Frequently Asked Questions

Can I handle Polish probate without a lawyer?

Yes, if all heirs agree. The notarial inheritance confirmation (Poświadczenie Dziedziczenia) doesn't require legal representation — all heirs (or their proxies with notarized Power of Attorney) appear before a Polish notary, and the certificate is registered instantly. A structured guide gives you the exact documents and Polish terms needed for the appointment.

How much does a Polish estate lawyer charge for an English-speaking client?

English-fluent estate lawyers in major Polish cities charge 500–800 PLN ($125–$200 USD) per hour. A full probate engagement typically runs 8,000–20,000 PLN, depending on whether it goes through notary or court. Routine tasks like death registration or funeral allowance claims don't require a lawyer at all.

What if I start with the guide and realize I need a lawyer?

That's the recommended approach.

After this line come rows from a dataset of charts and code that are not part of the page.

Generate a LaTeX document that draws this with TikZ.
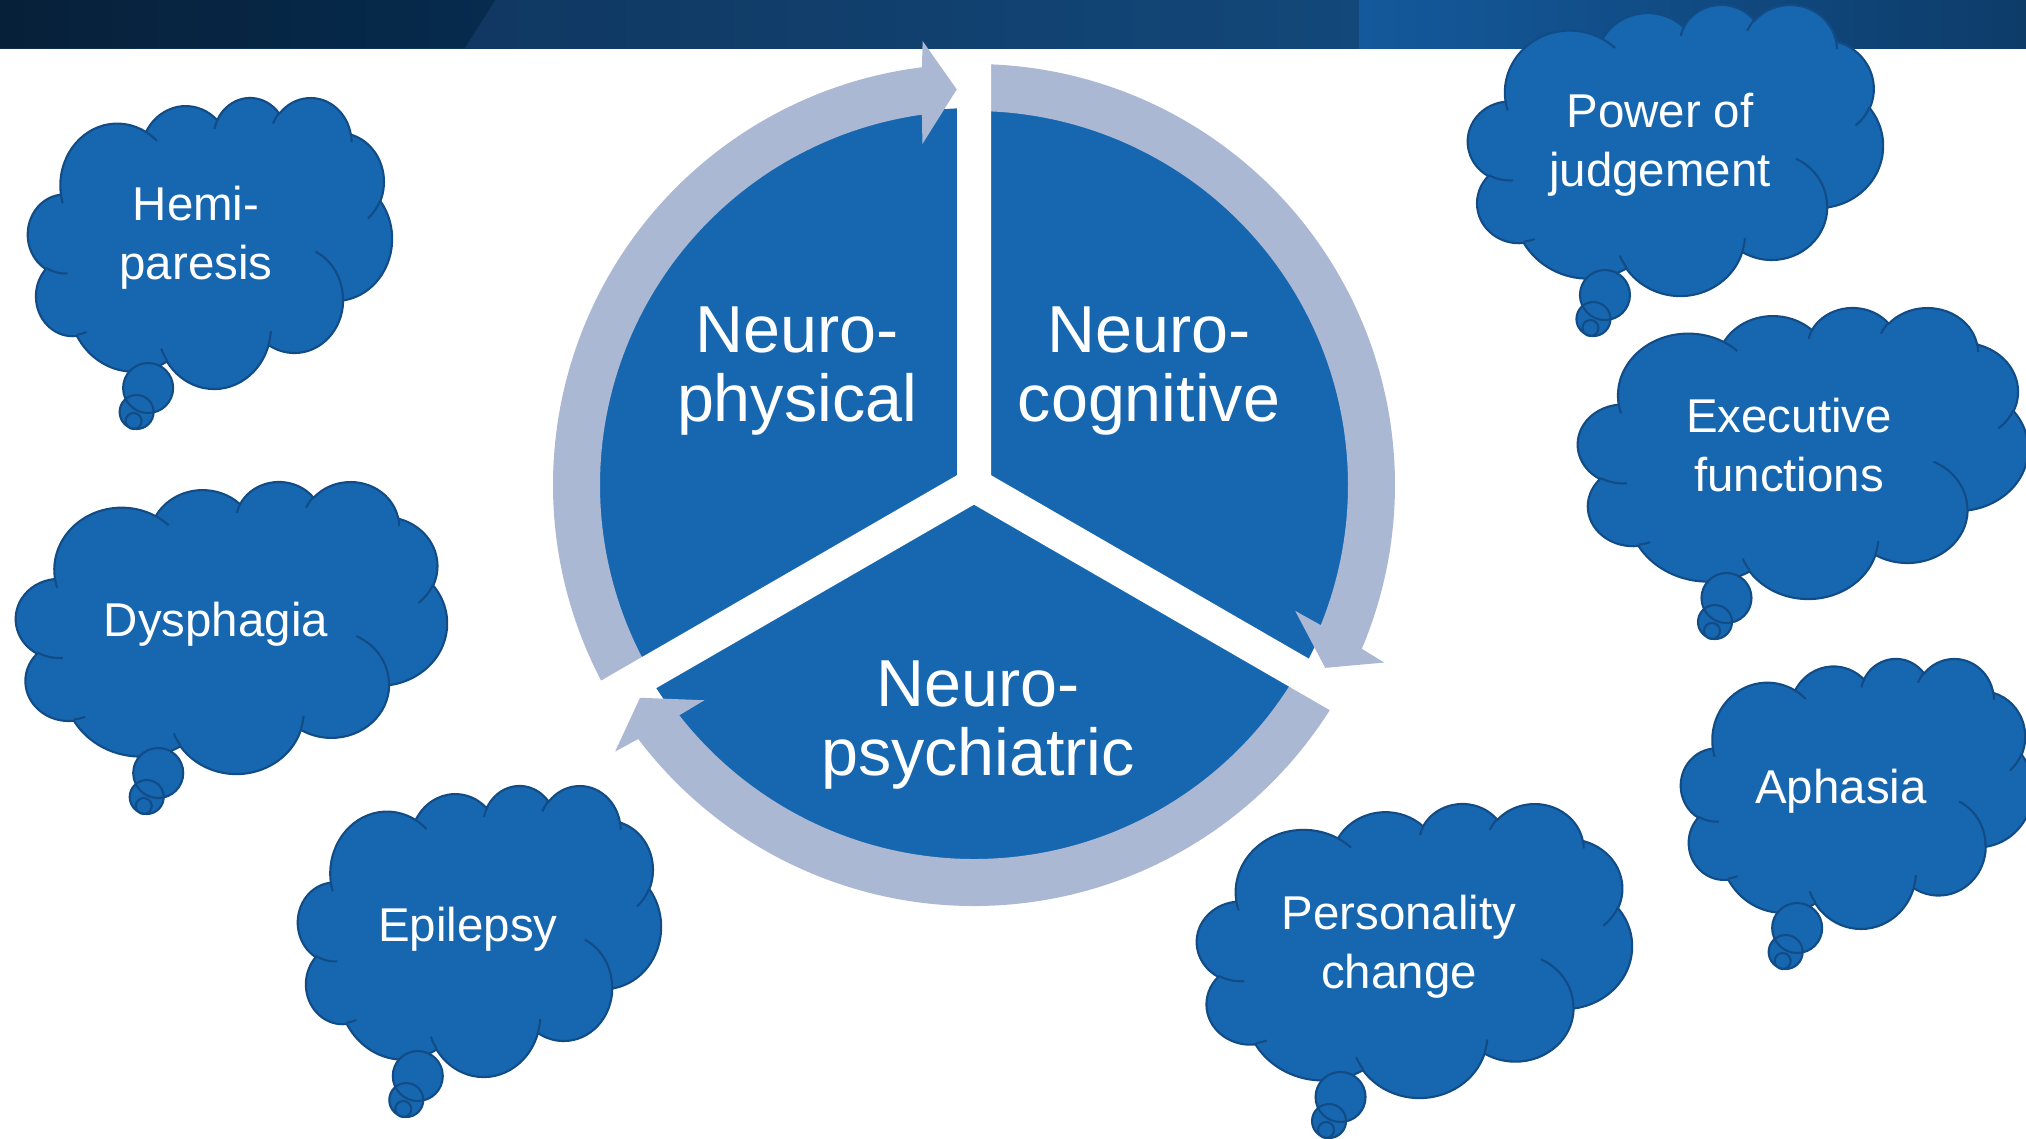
\documentclass[tikz,border=0pt]{standalone}
\usepackage{fontspec}
\setmainfont{Liberation Sans}

\definecolor{pieblue}{RGB}{23,103,176}
\definecolor{cloudedge}{RGB}{18,76,134}
\definecolor{ringgrey}{RGB}{171,184,212}
\definecolor{barnavy}{RGB}{7,32,57}
\definecolor{barslate}{RGB}{6,43,78}
\definecolor{barmid}{RGB}{15,47,85}
\definecolor{barsteel}{RGB}{18,72,122}
\definecolor{barlight}{RGB}{20,89,156}
\definecolor{bardeep}{RGB}{13,60,105}

% thought cloud rim in a 43.2 x 43.2 box (y down); angles are turned
% from ray angles into the ellipse parameter that arc wants
\newcommand\rimarc[4]{%
  \pgfmathsetmacro\arcfrom{atan2(#1*sin(#3),#2*cos(#3))}%
  \pgfmathsetmacro\arcsweep{mod(atan2(#1*sin(#3+#4),#2*cos(#3+#4))-(\arcfrom)+720,360)}%
  \xdef\cloudrim{\cloudrim arc[x radius=#1,y radius=#2,start angle=\arcfrom,delta angle=\arcsweep]}}
\newcommand\crease[6]{%
  \pgfmathsetmacro\arcfrom{atan2(#3*sin(#5),#4*cos(#5))}%
  \pgfmathsetmacro\arcsweep{mod(atan2(#3*sin(#5+#6),#4*cos(#5+#6))-(\arcfrom)+720,360)}%
  \xdef\cloudcreases{\cloudcreases (#1,#2) arc[x radius=#3,y radius=#4,start angle=\arcfrom,delta angle=\arcsweep]}}

\gdef\cloudrim{(3.9,14.37)}
\rimarc{6.753}{9.19}{-190.487}{123.781}
\rimarc{5.333}{7.267}{-144.102}{89.945}
\rimarc{4.365}{5.945}{-145.808}{99.723}
\rimarc{4.857}{6.595}{-130.986}{117.242}
\rimarc{5.333}{7.273}{-78.709}{109.027}
\rimarc{6.775}{9.22}{-46.267}{130.269}
\rimarc{5.785}{7.867}{0.625}{114.033}
\rimarc{6.752}{9.215}{22.452}{115.173}
\rimarc{7.72}{10.543}{66.243}{75.711}
\rimarc{4.36}{5.918}{-274.942}{146.736}
\rimarc{4.345}{5.945}{-246.829}{152.519}
\xdef\cloudrim{\cloudrim -- cycle}

\gdef\cloudcreases{}
\crease{4.693}{26.177}{4.345}{5.945}{86.742}{26.43}
\crease{6.928}{34.899}{4.36}{5.918}{73.61}{11.447}
\crease{16.478}{39.09}{6.752}{9.215}{137.624}{14.081}
\crease{28.827}{34.751}{6.752}{9.215}{6.453}{15.998}
\crease{34.129}{22.954}{5.785}{7.867}{-70.292}{70.917}
\crease{41.798}{15.354}{5.333}{7.273}{30.318}{27.752}
\crease{38.324}{5.426}{4.857}{6.595}{-13.744}{14.859}
\crease{29.078}{3.952}{4.857}{6.595}{-149.181}{18.195}
\crease{22.141}{4.72}{4.365}{5.945}{-163.494}{17.686}
\crease{14}{5.192}{6.753}{9.19}{-66.707}{12.319}
\crease{4.127}{15.789}{6.753}{9.19}{157.654}{11.858}

\begin{document}
\begin{tikzpicture}[x=0.1mm,y=-0.1mm,
  cloud/.style={fill=pieblue,draw=cloudedge,line width=0.6pt},
  crease/.style={draw=cloudedge,line width=0.6pt},
  cloud text/.style={text=white,align=center,font=\fontsize{13.5}{16.8}\selectfont},
  segment text/.style={text=white,align=center,font=\fontsize{18.9}{19.7}\selectfont},
  ring/.style={fill=ringgrey},
  gap/.style={draw=white,line width=3.4mm},
  pics/thought/.style args={#1/#2}{code={
    \begin{scope}[xscale=#1/43.2,yscale=#2/43.2]
      \path[cloud] \cloudrim;
      \path[crease] \cloudcreases;
    \end{scope}
    \path[cloud] (0.33*#1,#2) circle[radius=25]
      (0.33*#1-11.5,#2+24) circle[radius=17]
      (0.33*#1-14.5,#2+33) circle[radius=8];
  }}]

  \useasboundingbox (0,0) rectangle (2026,1138);
  \fill[white] (0,0) rectangle (2026,1138);

  % title band
  \shade[left color=barmid,right color=barsteel] (0,0) rectangle (1359,48);
  \shade[left color=barnavy,right color=barslate] (0,0) -- (495,0) -- (465,48) -- (0,48) -- cycle;
  \shade[left color=barlight,right color=bardeep] (1359,0) rectangle (2026,48);

  % cycle: disc, arrow rings, then the white cuts
  \begin{scope}[shift={(974,485)}]
    \fill[pieblue] (0,0) circle[radius=377];
    \fill[ring] (-90:421) arc[start angle=-90,end angle=22.9,radius=421]
      -- (23.4:447) -- (27.5:396) -- (21.4:345) -- (22:374)
      arc[start angle=22,end angle=-90,radius=374] -- cycle;
    \fill[ring] (30:421) arc[start angle=30,end angle=142.9,radius=421]
      -- (143.4:447) -- (147.5:396) -- (141.4:345) -- (142:374)
      arc[start angle=142,end angle=30,radius=374] -- cycle;
    \fill[ring] (150:421) arc[start angle=150,end angle=262.9,radius=421]
      -- (263.4:447) -- (267.5:396) -- (261.4:345) -- (262:374)
      arc[start angle=262,end angle=150,radius=374] -- cycle;
    \draw[gap] (0,0) -- (-90:430) (0,0) -- (30:430) (0,0) -- (150:430);
  \end{scope}

  \node[segment text] (1) at (797,371) {Neuro-\\physical};
  \node[segment text] (2) at (1149,371) {Neuro-\\cognitive};
  \node[segment text] (3) at (978,725) {Neuro-\\psychiatric};

  % thought clouds
  \pic at (28,97) {thought=364/291};
  \pic at (16,481) {thought=431/292};
  \pic at (298,785) {thought=363/291};
  \pic at (1468,4) {thought=415/291};
  \pic at (1578,307) {thought=450/291};
  \pic at (1681,658) {thought=352/270};
  \pic at (1197,803) {thought=435/294};

  \node[cloud text] (4) at (196,238) {Hemi-\\paresis};
  \node[cloud text] (5) at (216,624) {Dysphagia};
  \node[cloud text] (6) at (468,929) {Epilepsy};
  \node[cloud text] (7) at (1660,145) {Power of\\judgement};
  \node[cloud text] (8) at (1789,445) {Executive\\functions};
  \node[cloud text] (9) at (1841,791) {Aphasia};
  \node[cloud text] (10) at (1399,947) {Personality\\change};
\end{tikzpicture}
\end{document}
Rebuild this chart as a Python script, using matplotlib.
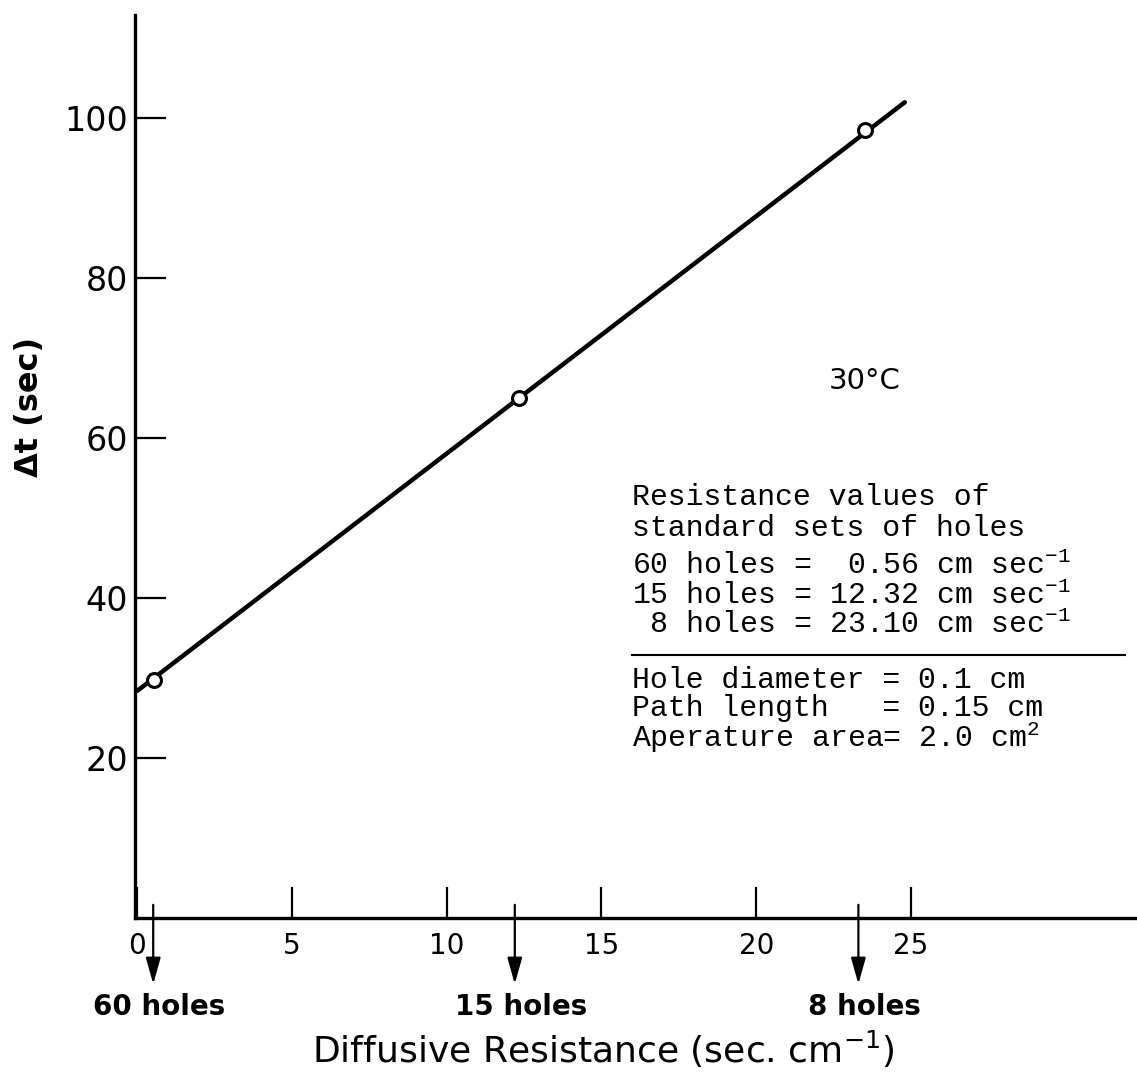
import matplotlib
matplotlib.use("Agg")
import matplotlib.pyplot as plt

plt.rcParams['mathtext.default'] = 'regular'

# measured points (resistance, delta t)
resistance = [0.56, 12.34, 23.5]
delta_t = [29.8, 65.0, 98.5]

# fitted line drawn on the graph
line_x = [0.0, 24.8]
line_y = [28.4, 102.0]

# standard hole sets marked under the axis
hole_sets = ["60 holes", "15 holes", "8 holes"]
hole_res = [0.52, 12.2, 23.3]

x_ticks = [0, 5, 10, 15, 20, 25]
y_ticks = [20, 40, 60, 80, 100]

note_lines = [
    "Resistance values of",
    "standard sets of holes",
    "60 holes =  0.56 cm sec$^{-1}$",
    "15 holes = 12.32 cm sec$^{-1}$",
    " 8 holes = 23.10 cm sec$^{-1}$",
    "Hole diameter = 0.1 cm",
    "Path length   = 0.15 cm",
    "Aperature area= 2.0 cm$^{2}$",
]
note_y = [52.6, 48.8, 44.1, 40.4, 36.7, 29.7, 26.2, 22.6]

fig = plt.figure(figsize=(11.37, 10.84), dpi=100)
ax = fig.add_axes([0.1187, 0.1531, 0.8813, 0.833])

ax.plot(line_x, line_y, color='black', lw=3.2, solid_capstyle='round', zorder=2)
ax.plot(resistance, delta_t, 'o', ms=10, mfc='white', mec='black', mew=2.2, zorder=3)

ax.set_xlim(-0.07, 32.3)
ax.set_ylim(0, 112.9)

for s in ['top', 'right']:
    ax.spines[s].set_visible(False)
for s in ['left', 'bottom']:
    ax.spines[s].set_linewidth(2.4)

ax.set_xticks(x_ticks)
ax.set_yticks(y_ticks)
ax.tick_params(axis='x', direction='in', length=22, width=1.6, pad=10, labelsize=20)
ax.tick_params(axis='y', direction='in', length=22, width=1.6, pad=5, labelsize=24)

ax.set_ylabel(u"\u0394t (sec)", fontsize=23, fontweight='bold')
ax.yaxis.set_label_coords(-0.09, 0.566)
ax.set_xlabel("Diffusive Resistance (sec. cm$^{-1}$)", fontsize=26)
ax.xaxis.label.set_va('center')
ax.xaxis.set_label_coords(0.467, -0.146)

# arrows pointing at the standard hole sets
for name, r in zip(hole_sets, hole_res):
    ax.annotate("", xy=(r, -8.6), xytext=(r, 2.0), xycoords='data',
                annotation_clip=False,
                arrowprops=dict(arrowstyle='-|>,head_length=1.6,head_width=0.45',
                                color='black', lw=1.6))
    ax.text(r + 0.2, -11.1, name, ha='center', va='center', fontsize=20,
            fontweight='bold', clip_on=False)

ax.text(23.5, 67.2, u"30\u00b0C", ha='center', va='center', fontsize=21)

for line, y in zip(note_lines, note_y):
    ax.text(16.0, y, line, ha='left', va='center', fontsize=21.5,
            family=['Liberation Mono', 'DejaVu Sans Mono'])
ax.plot([16.0, 31.9], [32.9, 32.9], color='black', lw=1.5)

fig.savefig("out.png", dpi=100)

The guide covers the full process chronologically, so you'll know exactly which step requires professional help. You'll also understand the terminology and deadlines, which means fewer billable hours when you do engage a lawyer — most charge less when clients come prepared.

Is a Polish estate lawyer required for the SD-Z2 tax exemption?

No. The SD-Z2 form is an administrative filing with the Tax Office (Urząd Skarbowy), not a legal proceeding. The critical requirement is filing within 6 months of the inheritance confirmation becoming legally binding. A guide that includes the form details and deadline calculation is sufficient for most families.

Do I need a lawyer to access frozen bank accounts in Poland?

Not necessarily. If all heirs agree and can be present (or represented by proxy), banks will distribute funds on a joint application without a formal estate division document. A lawyer becomes useful only if the bank refuses to cooperate or if heirs disagree on the division — in which case the Financial Ombudsman (Rzecznik Finansowy) is often a faster first step.